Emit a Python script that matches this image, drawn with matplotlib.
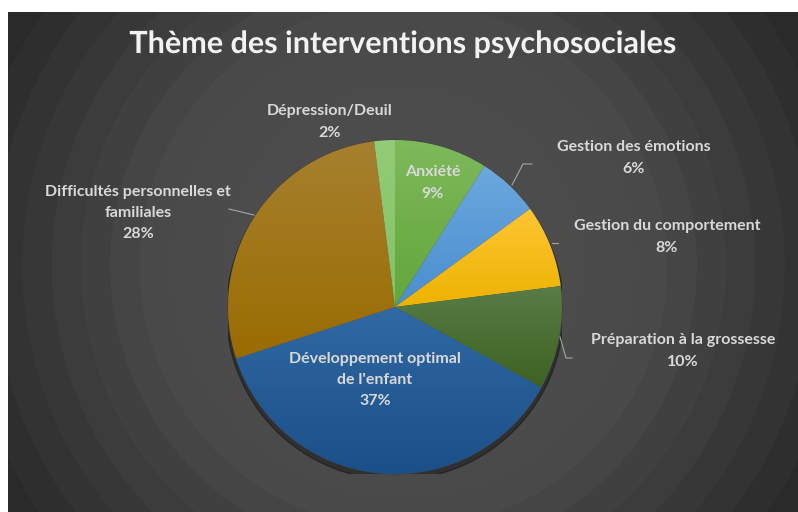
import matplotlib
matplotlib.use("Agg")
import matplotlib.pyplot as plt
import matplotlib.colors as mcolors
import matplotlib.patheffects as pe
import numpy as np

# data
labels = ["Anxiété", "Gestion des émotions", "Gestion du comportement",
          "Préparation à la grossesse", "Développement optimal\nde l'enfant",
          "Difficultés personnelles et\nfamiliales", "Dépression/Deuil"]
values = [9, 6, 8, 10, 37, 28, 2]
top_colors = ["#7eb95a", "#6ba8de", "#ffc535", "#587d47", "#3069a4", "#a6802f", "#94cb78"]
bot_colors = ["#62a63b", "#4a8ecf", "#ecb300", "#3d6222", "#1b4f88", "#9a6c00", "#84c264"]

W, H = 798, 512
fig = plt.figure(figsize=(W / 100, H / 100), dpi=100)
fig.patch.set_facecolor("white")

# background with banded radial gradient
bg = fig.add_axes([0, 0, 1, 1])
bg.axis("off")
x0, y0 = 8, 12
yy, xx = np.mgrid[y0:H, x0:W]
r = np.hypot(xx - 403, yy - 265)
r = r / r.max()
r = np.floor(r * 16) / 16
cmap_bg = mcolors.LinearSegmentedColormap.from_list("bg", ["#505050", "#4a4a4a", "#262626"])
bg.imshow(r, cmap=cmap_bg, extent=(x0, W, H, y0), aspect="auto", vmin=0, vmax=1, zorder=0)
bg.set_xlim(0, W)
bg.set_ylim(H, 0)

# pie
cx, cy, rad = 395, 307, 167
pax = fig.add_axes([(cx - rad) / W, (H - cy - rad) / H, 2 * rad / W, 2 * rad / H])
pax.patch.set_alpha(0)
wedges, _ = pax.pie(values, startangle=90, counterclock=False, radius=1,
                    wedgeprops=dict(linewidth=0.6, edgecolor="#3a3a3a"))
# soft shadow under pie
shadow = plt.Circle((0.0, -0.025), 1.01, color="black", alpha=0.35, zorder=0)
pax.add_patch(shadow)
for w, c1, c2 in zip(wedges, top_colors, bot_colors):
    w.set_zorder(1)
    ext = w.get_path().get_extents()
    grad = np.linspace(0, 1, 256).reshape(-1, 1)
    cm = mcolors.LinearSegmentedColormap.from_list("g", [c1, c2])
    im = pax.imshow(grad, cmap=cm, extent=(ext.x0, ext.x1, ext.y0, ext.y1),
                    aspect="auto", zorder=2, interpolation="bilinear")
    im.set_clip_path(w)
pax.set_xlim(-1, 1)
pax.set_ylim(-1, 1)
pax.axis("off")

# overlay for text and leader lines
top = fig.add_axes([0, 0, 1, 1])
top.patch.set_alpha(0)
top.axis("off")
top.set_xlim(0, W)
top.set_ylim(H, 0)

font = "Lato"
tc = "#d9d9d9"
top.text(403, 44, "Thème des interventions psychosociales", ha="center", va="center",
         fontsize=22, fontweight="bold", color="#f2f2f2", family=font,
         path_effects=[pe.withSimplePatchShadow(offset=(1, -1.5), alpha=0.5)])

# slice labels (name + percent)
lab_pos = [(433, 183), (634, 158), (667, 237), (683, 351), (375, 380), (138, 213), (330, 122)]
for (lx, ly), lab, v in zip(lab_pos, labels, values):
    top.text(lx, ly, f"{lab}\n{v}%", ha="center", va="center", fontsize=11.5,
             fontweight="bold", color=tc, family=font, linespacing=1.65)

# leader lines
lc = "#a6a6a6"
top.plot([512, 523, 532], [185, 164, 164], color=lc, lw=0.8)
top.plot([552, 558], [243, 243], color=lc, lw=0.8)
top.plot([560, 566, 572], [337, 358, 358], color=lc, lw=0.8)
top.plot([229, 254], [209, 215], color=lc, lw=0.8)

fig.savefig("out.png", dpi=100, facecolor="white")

^^^^^^^^

- WHAT IS ASKED: Return each line of the data, keeping its wording exact and omitting pictures.

- CORRECT RESPONSE:
Emit a Python script that matches this image, drawn with matplotlib.
import matplotlib
matplotlib.use("Agg")
import matplotlib.pyplot as plt
import matplotlib.colors as mcolors
import matplotlib.patheffects as pe
import numpy as np

# data
labels = ["Anxiété", "Gestion des émotions", "Gestion du comportement",
          "Préparation à la grossesse", "Développement optimal\nde l'enfant",
          "Difficultés personnelles et\nfamiliales", "Dépression/Deuil"]
values = [9, 6, 8, 10, 37, 28, 2]
top_colors = ["#7eb95a", "#6ba8de", "#ffc535", "#587d47", "#3069a4", "#a6802f", "#94cb78"]
bot_colors = ["#62a63b", "#4a8ecf", "#ecb300", "#3d6222", "#1b4f88", "#9a6c00", "#84c264"]

W, H = 798, 512
fig = plt.figure(figsize=(W / 100, H / 100), dpi=100)
fig.patch.set_facecolor("white")

# background with banded radial gradient
bg = fig.add_axes([0, 0, 1, 1])
bg.axis("off")
x0, y0 = 8, 12
yy, xx = np.mgrid[y0:H, x0:W]
r = np.hypot(xx - 403, yy - 265)
r = r / r.max()
r = np.floor(r * 16) / 16
cmap_bg = mcolors.LinearSegmentedColormap.from_list("bg", ["#505050", "#4a4a4a", "#262626"])
bg.imshow(r, cmap=cmap_bg, extent=(x0, W, H, y0), aspect="auto", vmin=0, vmax=1, zorder=0)
bg.set_xlim(0, W)
bg.set_ylim(H, 0)

# pie
cx, cy, rad = 395, 307, 167
pax = fig.add_axes([(cx - rad) / W, (H - cy - rad) / H, 2 * rad / W, 2 * rad / H])
pax.patch.set_alpha(0)
wedges, _ = pax.pie(values, startangle=90, counterclock=False, radius=1,
                    wedgeprops=dict(linewidth=0.6, edgecolor="#3a3a3a"))
# soft shadow under pie
shadow = plt.Circle((0.0, -0.025), 1.01, color="black", alpha=0.35, zorder=0)
pax.add_patch(shadow)
for w, c1, c2 in zip(wedges, top_colors, bot_colors):
    w.set_zorder(1)
    ext = w.get_path().get_extents()
    grad = np.linspace(0, 1, 256).reshape(-1, 1)
    cm = mcolors.LinearSegmentedColormap.from_list("g", [c1, c2])
    im = pax.imshow(grad, cmap=cm, extent=(ext.x0, ext.x1, ext.y0, ext.y1),
                    aspect="auto", zorder=2, interpolation="bilinear")
    im.set_clip_path(w)
pax.set_xlim(-1, 1)
pax.set_ylim(-1, 1)
pax.axis("off")

# overlay for text and leader lines
top = fig.add_axes([0, 0, 1, 1])
top.patch.set_alpha(0)
top.axis("off")
top.set_xlim(0, W)
top.set_ylim(H, 0)

font = "Lato"
tc = "#d9d9d9"
top.text(403, 44, "Thème des interventions psychosociales", ha="center", va="center",
         fontsize=22, fontweight="bold", color="#f2f2f2", family=font,
         path_effects=[pe.withSimplePatchShadow(offset=(1, -1.5), alpha=0.5)])

# slice labels (name + percent)
lab_pos = [(433, 183), (634, 158), (667, 237), (683, 351), (375, 380), (138, 213), (330, 122)]
for (lx, ly), lab, v in zip(lab_pos, labels, values):
    top.text(lx, ly, f"{lab}\n{v}%", ha="center", va="center", fontsize=11.5,
             fontweight="bold", color=tc, family=font, linespacing=1.65)

# leader lines
lc = "#a6a6a6"
top.plot([512, 523, 532], [185, 164, 164], color=lc, lw=0.8)
top.plot([552, 558], [243, 243], color=lc, lw=0.8)
top.plot([560, 566, 572], [337, 358, 358], color=lc, lw=0.8)
top.plot([229, 254], [209, 215], color=lc, lw=0.8)

fig.savefig("out.png", dpi=100, facecolor="white")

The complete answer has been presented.